Inside the Monona Terrace in downtown Madison, election officials set a steady pace processing and recounting ballots. Since Friday, processors have been working their way through Dane County’s more than 345,000 ballots.
As of this morning, they had parsed through about 83,000 — placing the recount a little less than a quarter of the way through, with just about a week to go until the state’s deadline.
Workers sit at rows of aligned, parallel tables throughout the hall. Opposite almost every one sits an observer, separated by a plexiglass window to prevent spread of the coronavirus.
The process hasn’t been entirely smooth sailing. Trump campaign representatives have already challenged the validity of thousands of ballots.
Trump attorney Christ Troupis argued before the three-person Dane County Board of Canvassers on Friday that election officials should dismiss all absentee ballots that don’t have a written application.
That request includes ballots cast absentee, by mail and early in-person. It could potentially disenfranchise thousands of voters in Dane and Milwaukee counties — two of the state’s liberal strongholds. The County Board of Supervisors voted to reject the objection, but did note it for future litigation.
Dane County Clerk Scott McDonell said on Friday, the first day of the recount, that the issue will likely wind up before the Wisconsin Supreme Court soon, as the Trump campaign continues its legal crusades in the battleground state.
“So, that’s a pretty astounding assertion that none of those ballots count,” Mcdonell said. “It’s an attack on the absentee ballot process and the whole framework. I tend to doubt that the courts will look favorably on that, especially cherry picking two counties.”
Trump’s legal team has also taken aim at absentee ballots filed by indefinitely confined voters — those who, for health or other reasons, are unable to vote in person. Per Wisconsin state law, voters who are indefinitely confined don’t have to present a photo ID to vote.
Trump’s legal team has argued that indefinitely confined ballots should be tossed. A federal lawsuit over ballots cast using the indefinitely confined provision in three Wisconsin counties is pending.
According to the Associated Press, Trump’s legal team has also challenged ballots filled out in two separate ink colors — they argue it could indicate that a poll worker helped fill out the ballot.
In Dane County, since there’s no way for an individual ballot to be linked to a specific voter, any amount disqualified by the courts will be through a “draw down.” Under that process, elections officials would discount a number of ballots, selected at random, equal to the amount agreed to in the objection.

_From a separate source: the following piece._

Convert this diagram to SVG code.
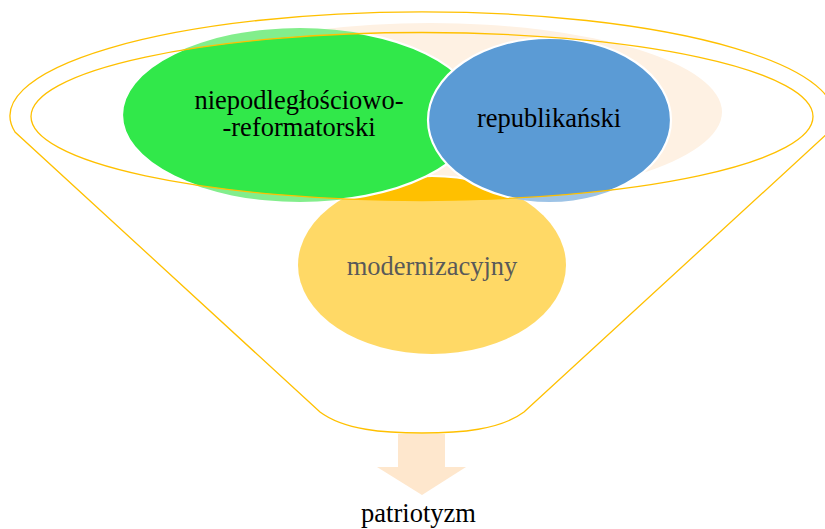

The recount efforts at both the Monona Terrace and the Wisconsin Center in Milwaukee come three weeks after Joe Biden eked out a small win over President Donald Trump. Biden beat Trump by about 20,600 votes, with many of those coming from Madison and Milwaukee.

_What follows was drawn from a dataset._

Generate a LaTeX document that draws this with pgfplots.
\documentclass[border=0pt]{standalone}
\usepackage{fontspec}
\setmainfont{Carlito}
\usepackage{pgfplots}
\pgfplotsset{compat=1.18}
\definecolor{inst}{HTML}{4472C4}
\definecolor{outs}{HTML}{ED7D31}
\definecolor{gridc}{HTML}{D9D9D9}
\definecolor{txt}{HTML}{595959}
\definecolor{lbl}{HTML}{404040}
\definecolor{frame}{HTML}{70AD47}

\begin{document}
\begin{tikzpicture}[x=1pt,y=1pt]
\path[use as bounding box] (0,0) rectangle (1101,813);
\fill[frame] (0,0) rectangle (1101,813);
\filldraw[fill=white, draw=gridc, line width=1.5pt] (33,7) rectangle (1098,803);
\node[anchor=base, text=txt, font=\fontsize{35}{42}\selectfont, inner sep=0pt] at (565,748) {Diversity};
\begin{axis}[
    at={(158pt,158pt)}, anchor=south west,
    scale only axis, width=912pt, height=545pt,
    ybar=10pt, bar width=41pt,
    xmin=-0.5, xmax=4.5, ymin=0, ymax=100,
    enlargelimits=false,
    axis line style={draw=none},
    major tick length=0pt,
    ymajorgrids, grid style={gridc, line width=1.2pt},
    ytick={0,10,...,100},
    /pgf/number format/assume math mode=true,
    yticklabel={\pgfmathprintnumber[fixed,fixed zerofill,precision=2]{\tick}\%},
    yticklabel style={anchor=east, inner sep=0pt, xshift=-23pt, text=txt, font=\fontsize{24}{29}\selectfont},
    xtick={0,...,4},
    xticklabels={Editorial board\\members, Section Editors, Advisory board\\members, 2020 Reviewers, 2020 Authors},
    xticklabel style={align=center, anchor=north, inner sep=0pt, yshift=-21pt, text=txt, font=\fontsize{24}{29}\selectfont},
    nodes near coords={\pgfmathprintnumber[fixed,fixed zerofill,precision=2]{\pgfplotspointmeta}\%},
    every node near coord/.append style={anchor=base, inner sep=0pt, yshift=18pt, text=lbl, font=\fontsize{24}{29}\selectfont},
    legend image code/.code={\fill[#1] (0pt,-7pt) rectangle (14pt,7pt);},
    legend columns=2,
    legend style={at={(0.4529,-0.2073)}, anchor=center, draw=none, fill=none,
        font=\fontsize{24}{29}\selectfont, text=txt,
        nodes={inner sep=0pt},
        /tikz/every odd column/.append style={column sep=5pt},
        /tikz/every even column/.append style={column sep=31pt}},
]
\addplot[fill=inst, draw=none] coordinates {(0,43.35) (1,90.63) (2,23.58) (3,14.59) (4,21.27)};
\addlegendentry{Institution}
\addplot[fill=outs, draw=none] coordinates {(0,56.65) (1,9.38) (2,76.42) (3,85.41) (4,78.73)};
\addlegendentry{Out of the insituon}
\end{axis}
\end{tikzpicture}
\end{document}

Legal experts speculate that the recount is a veiled effort for Trump to seek other means to overturn Wisconsin — by taking his case before the state’s conservative-leaning supreme court.
In a tweet this morning, Dane County Clerk Scott Mcdonell acknowledged the counting was a little bit behind schedule. Speaking with reporters on Friday, he said that the process will pick up speed as workers fall into a steady rhythm.

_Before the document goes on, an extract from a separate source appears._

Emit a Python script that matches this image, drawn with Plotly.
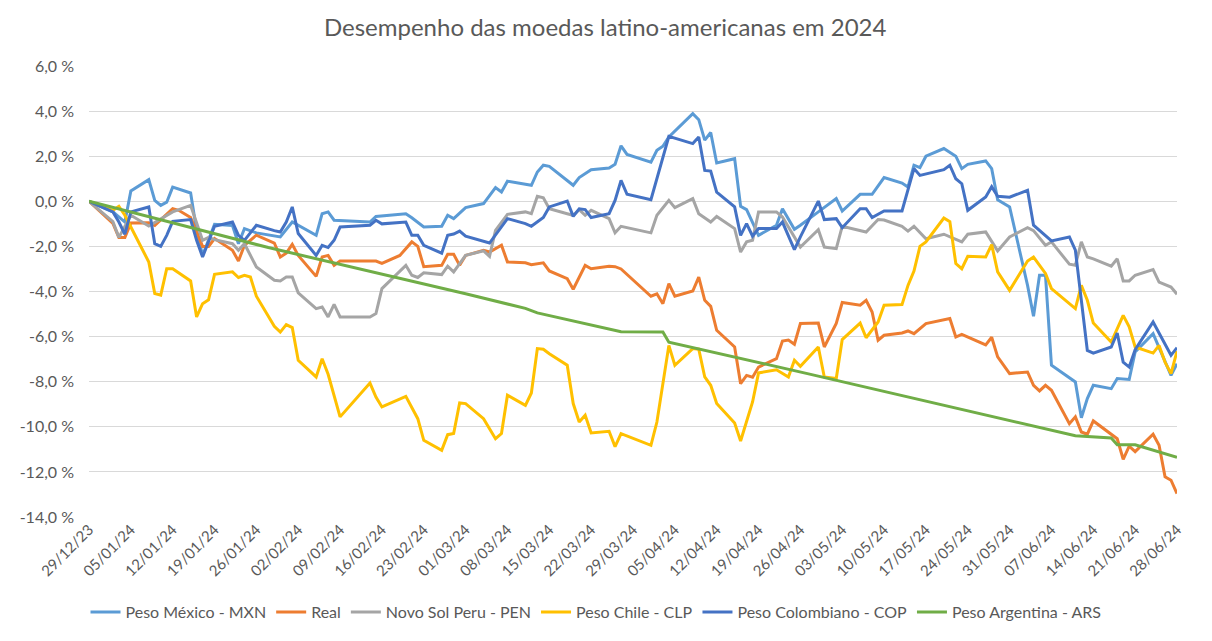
import pandas as pd
import plotly.graph_objects as go

# ---------------- data (percent change since 29/12/2023) ----------------
data_base = "2023-12-29"

dias_mxn = [0, 4, 6, 7, 10, 11, 12, 13, 14, 17, 18, 19, 21, 24, 25, 26, 28, 32, 34, 38, 39, 40, 41, 47, 48,
            53, 54, 56, 59, 60, 61, 63, 66, 68, 69, 70, 74, 75, 76, 77, 81, 82, 84, 87, 88, 89, 90, 94, 95,
            96, 97, 101, 102, 103, 104, 105, 108, 109, 110, 112, 115, 116, 118, 119, 122, 125, 126, 129,
            131, 133, 136, 137, 138, 139, 140, 143, 145, 146, 147, 150, 151, 152, 154, 157, 158, 159, 160,
            161, 165, 166, 167, 168, 171, 172, 174, 175, 178, 181, 182]
mxn = [0, -0.47, -0.92, 0.46, 0.96, 0.04, -0.18, -0.04, 0.63, 0.37, -1.29, -2.4, -1.02, -1.07, -1.88, -1.21,
       -1.4, -1.58, -0.92, -1.51, -0.55, -0.47, -0.84, -0.92, -0.67, -0.55, -0.73, -1.14, -1.11, -0.62,
       -0.77, -0.28, -0.1, 0.61, 0.41, 0.89, 0.71, 1.3, 1.6, 1.55, 0.71, 1.05, 1.4, 1.48, 1.64, 2.46, 2.08,
       1.74, 2.26, 2.44, 2.85, 3.89, 3.62, 2.71, 3.05, 1.7, 1.89, -0.22, -0.37, -1.51, -1.06, -0.33, -1.24,
       -1.06, -0.47, 0.12, -0.43, 0.31, 0.31, 1.05, 0.81, 0.63, 1.6, 1.49, 2.0, 2.34, 2.0, 1.45, 1.64, 1.79,
       1.45, 0.07, -0.25, -3.73, -5.1, -3.28, -3.28, -7.27, -8.01, -9.6, -8.75, -8.16, -8.31, -7.86, -7.9,
       -6.68, -5.87, -7.72, -7.2]

dias_brl = [0, 4, 5, 6, 7, 10, 11, 14, 15, 17, 19, 20, 21, 24, 25, 26, 28, 31, 32, 33, 34, 35, 38, 39, 40,
            41, 42, 48, 49, 52, 54, 55, 56, 59, 60, 61, 62, 63, 66, 67, 69, 70, 73, 74, 76, 77, 80, 81, 83,
            84, 87, 88, 89, 94, 95, 96, 97, 98, 101, 102, 103, 104, 105, 108, 109, 110, 111, 112, 115, 116,
            117, 118, 119, 122, 123, 125, 126, 129, 130, 131, 132, 133, 136, 137, 138, 140, 144, 145, 146,
            150, 151, 152, 154, 157, 158, 159, 160, 161, 164, 165, 166, 167, 168, 172, 173, 174, 175, 178,
            179, 180, 181, 182]
brl = [0, -0.98, -1.6, -1.6, -0.96, -0.95, -1.07, -0.33, -0.4, -0.72, -2.0, -2.0, -1.65, -2.17, -2.65, -1.95,
       -1.5, -1.85, -2.47, -2.3, -1.91, -2.4, -3.33, -2.47, -2.4, -2.84, -2.65, -2.65, -2.75, -2.4, -1.8,
       -2.0, -2.9, -2.84, -2.35, -2.35, -2.84, -2.4, -2.17, -2.25, -1.95, -2.69, -2.73, -2.81, -2.73, -3.09,
       -3.43, -3.9, -2.84, -2.99, -2.88, -2.9, -3.0, -4.21, -4.1, -4.54, -3.65, -4.21, -3.98, -3.36, -4.39,
       -4.66, -5.72, -6.46, -8.09, -7.72, -7.8, -7.35, -6.98, -6.2, -6.15, -6.34, -5.42, -5.4, -6.46, -5.42,
       -4.49, -4.61, -4.39, -4.91, -6.16, -5.94, -5.84, -5.75, -5.87, -5.42, -5.2, -6.02, -5.9, -6.37, -6.03,
       -6.9, -7.64, -7.57, -8.16, -8.41, -8.16, -8.38, -9.86, -9.56, -10.23, -10.33, -9.74, -10.53, -11.44,
       -10.86, -11.1, -10.33, -10.82, -12.22, -12.37, -12.96]

dias_pen = [0, 4, 5, 7, 10, 12, 14, 17, 19, 20, 21, 24, 25, 26, 28, 31, 32, 33, 34, 35, 38, 39, 40, 41, 42,
            47, 48, 49, 53, 54, 55, 56, 59, 60, 61, 63, 66, 67, 68, 70, 73, 74, 75, 76, 77, 80, 81, 82, 83,
            84, 87, 88, 89, 94, 95, 97, 98, 101, 102, 104, 105, 108, 109, 110, 111, 112, 115, 116, 118, 119,
            122, 123, 125, 126, 130, 132, 133, 136, 137, 138, 140, 143, 146, 147, 150, 152, 154, 157, 158,
            160, 161, 164, 165, 166, 167, 168, 171, 172, 173, 174, 175, 178, 179, 181, 182]
pen = [0, -0.9, -1.6, -0.62, -1.1, -0.8, -0.47, -0.18, -1.73, -1.6, -1.7, -1.88, -2.17, -1.88, -2.91, -3.5,
       -3.53, -3.36, -3.36, -4.06, -4.76, -4.69, -5.13, -4.57, -5.13, -5.13, -4.98, -3.87, -2.84, -3.28,
       -3.38, -3.17, -3.25, -2.88, -3.13, -2.4, -2.2, -2.44, -1.29, -0.58, -0.47, -0.55, 0.22, 0.16, -0.33,
       -0.55, -0.62, -0.37, -0.62, -0.4, -0.77, -1.4, -1.11, -1.4, -0.62, 0.04, -0.28, 0.12, -0.55, -0.92,
       -0.67, -1.21, -2.25, -1.8, -1.73, -0.47, -0.47, -0.7, -1.6, -2.03, -1.26, -2.03, -2.1, -1.11, -1.36,
       -0.81, -0.83, -1.11, -1.32, -1.11, -1.66, -1.46, -1.8, -1.46, -1.36, -2.2, -1.58, -1.17, -1.3, -1.95,
       -1.8, -2.79, -2.84, -1.8, -2.47, -2.55, -2.88, -2.55, -3.53, -3.53, -3.28, -3.03, -3.58, -3.8, -4.12]

dias_clp = [0, 4, 5, 6, 7, 10, 11, 12, 13, 14, 17, 18, 19, 20, 21, 24, 25, 26, 27, 28, 31, 32, 33, 34, 35,
            38, 39, 40, 42, 47, 48, 49, 53, 55, 56, 59, 60, 61, 62, 63, 66, 68, 69, 70, 73, 74, 75, 76, 77,
            80, 81, 82, 83, 84, 87, 88, 89, 94, 95, 97, 98, 101, 102, 103, 104, 105, 108, 109, 111, 112, 115,
            117, 118, 119, 122, 123, 125, 126, 129, 130, 132, 133, 136, 137, 138, 139, 140, 143, 144, 145,
            146, 147, 150, 151, 152, 154, 157, 158, 160, 161, 165, 166, 167, 168, 171, 173, 174, 175, 178,
            179, 180, 181, 182]
clp = [0, -0.4, -0.22, -0.62, -1.14, -2.69, -4.09, -4.16, -2.99, -2.99, -3.53, -5.13, -4.54, -4.37, -3.24,
       -3.13, -3.38, -3.28, -3.36, -4.21, -5.54, -5.8, -5.47, -5.6, -7.05, -7.79, -6.98, -7.67, -9.56, -8.06,
       -8.68, -9.12, -8.65, -9.64, -10.6, -11.04, -10.35, -10.3, -8.94, -8.97, -9.64, -10.53, -10.3, -8.6,
       -9.05, -8.5, -6.53, -6.56, -6.76, -7.27, -8.97, -9.79, -9.49, -10.27, -10.2, -10.88, -10.3, -10.82,
       -9.79, -6.39, -7.27, -6.53, -6.56, -7.79, -8.16, -8.97, -9.83, -10.63, -8.9, -7.61, -7.47, -7.79,
       -7.05, -7.32, -6.46, -7.79, -7.86, -6.13, -5.4, -6.05, -5.35, -4.61, -4.58, -3.73, -3.09, -2.0, -1.8,
       -0.74, -0.9, -2.76, -2.99, -2.44, -2.47, -1.92, -3.13, -3.95, -2.65, -2.47, -3.2, -3.87, -4.76, -3.73,
       -4.39, -5.4, -6.24, -5.06, -5.57, -6.46, -6.73, -6.39, -7.13, -7.64, -6.64]

dias_cop = [0, 4, 5, 6, 7, 10, 11, 12, 13, 14, 17, 18, 19, 21, 24, 25, 26, 28, 31, 32, 33, 34, 35, 38, 39,
            40, 41, 42, 47, 48, 49, 53, 54, 55, 56, 59, 60, 61, 62, 63, 67, 70, 73, 74, 76, 77, 80, 81, 82,
            83, 84, 87, 88, 89, 90, 94, 97, 101, 102, 103, 104, 105, 108, 109, 110, 111, 112, 115, 116, 118,
            119, 122, 123, 125, 126, 129, 130, 131, 133, 136, 138, 139, 143, 144, 145, 146, 147, 150, 151,
            152, 154, 157, 158, 161, 164, 165, 167, 168, 171, 172, 173, 174, 175, 178, 181, 182]
cop = [0, -0.47, -0.92, -1.46, -0.47, -0.25, -1.88, -2.0, -1.51, -0.89, -0.81, -1.73, -2.47, -1.11, -0.92,
       -1.51, -1.73, -1.06, -1.3, -1.36, -0.92, -0.25, -1.43, -2.4, -1.95, -2.05, -1.73, -1.14, -1.06, -0.84,
       -1.0, -0.92, -1.51, -1.51, -1.95, -2.3, -1.51, -1.45, -1.32, -1.55, -1.85, -0.77, -0.99, -1.11, -0.72,
       -0.25, 0.01, -0.67, -0.33, -0.37, -0.72, -0.55, 0.04, 0.93, 0.31, 0.07, 2.88, 2.56, 2.85, 1.37, 1.34,
       0.41, -0.25, -1.51, -0.99, -1.55, -1.21, -1.21, -0.92, -2.14, -1.58, 0.01, -0.81, -0.77, -1.17, -0.33,
       -0.33, -0.72, -0.43, -0.43, 1.45, 1.15, 1.4, 1.6, 1.0, 0.78, -0.4, 0.19, 0.65, 0.22, 0.18, 0.49,
       -1.06, -1.76, -1.58, -2.17, -6.61, -6.73, -6.46, -5.84, -7.13, -7.35, -6.58, -5.35, -6.83, -6.49]

dias_ars = [0, 30, 63, 73, 75, 89, 96, 97, 120, 151, 165, 171, 172, 175, 182]
ars = [0, -2.05, -4.1, -4.75, -4.95, -5.78, -5.8, -6.25, -7.63, -9.55, -10.4, -10.5, -10.8, -10.8, -11.35]

series_nomes = ["Peso México - MXN", "Real", "Novo Sol Peru - PEN", "Peso Chile - CLP",
                "Peso Colombiano - COP", "Peso Argentina - ARS"]
series_dias = [dias_mxn, dias_brl, dias_pen, dias_clp, dias_cop, dias_ars]
series_vals = [mxn, brl, pen, clp, cop, ars]
cores = ["#5B9BD5", "#ED7D31", "#A5A5A5", "#FFC000", "#4472C4", "#70AD47"]

y_ticks = [-14, -12, -10, -8, -6, -4, -2, 0, 2, 4, 6]
y_labels = ["-14,0 %", "-12,0 %", "-10,0 %", "-8,0 %", "-6,0 %", "-4,0 %", "-2,0 %",
            "0,0 %", "2,0 %", "4,0 %", "6,0 %"]
x_ticks = pd.date_range("2023-12-29", "2024-06-28", freq="7D")
x_labels = [d.strftime("%d/%m/%y") for d in x_ticks]

titulo = "Desempenho das moedas latino-americanas em 2024"

# ---------------- figure ----------------
base = pd.Timestamp(data_base)
fig = go.Figure()
for nome, dias, vals, cor in zip(series_nomes, series_dias, series_vals, cores):
    xs = [base + pd.Timedelta(days=d) for d in dias]
    fig.add_trace(go.Scatter(x=xs, y=vals, mode="lines", name=nome,
                             line=dict(color=cor, width=3)))

FONT = "Lato"
GRAY = "#595959"
W, H = 1204, 633   # page body adds an 8 px margin
fig.update_layout(
    width=W, height=H,
    margin=dict(l=70, r=35, t=58, b=124),
    paper_bgcolor="white", plot_bgcolor="white",
    font=dict(family=FONT, color=GRAY, size=16),
    title=dict(text=titulo, x=0.496, xanchor="center", y=1 - 20 / H, yanchor="middle",
               font=dict(family=FONT, size=24, color=GRAY)),
    showlegend=True,
    legend=dict(orientation="h", x=0.466, xanchor="center", yref="container", y=1 - 604 / H,
                yanchor="middle", font=dict(family=FONT, size=16, color=GRAY),
                itemwidth=30, tracegroupgap=0),
)
fig.update_xaxes(
    range=[x_ticks[0], x_ticks[-1]], tickmode="array", tickvals=list(x_ticks), ticktext=x_labels,
    tickangle=-45, showgrid=False, zeroline=False, showline=False, ticks="",
    tickfont=dict(family=FONT, size=15, color=GRAY),
)
fig.update_yaxes(
    range=[-14, 6], tickmode="array", tickvals=y_ticks, ticktext=y_labels,
    showgrid=True, gridcolor="#D9D9D9", gridwidth=1, zeroline=False, showline=False,
    ticks="", ticklabelstandoff=14, tickfont=dict(family=FONT, size=16, color=GRAY),
)

fig.write_html("out.html")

Dane County recount update beginning of Day 4. Total ballots tabulated 82,796 out of 345,604. Reporting units completed 55 of 253. We are slightly behind schedule but catching up. So grateful for all who are pitching in for democracy.
— Scott McDonell (@samcdonell) November 23, 2020
McDonell estimates about 70 recount workers are present in the Monona Terrace. There’s about an equal number of election observers, in addition to lawyers from both campaigns, plus convention center security and Madison police officers, and the media.
Elections officials are taking steps to prevent spread of coronavirus, including roaming hall monitors to remind people to keep their distance. But, the recount involves several hundred people enclosed in a single room, increasing the likelihood of transmission.
“I worry, because someone likely has the virus and doesn’t know it. So we’re going to be here for days and we’re going to have to crack down on that,” Mcdonell says.
Recounts in both counties must be wrapped up by December first, the same day the Wisconsin Elections Commission is required to certify the state’s vote.
Editor’s note: The name of the Trump campaign attorney is Christ Troupis, not Christ Toupis.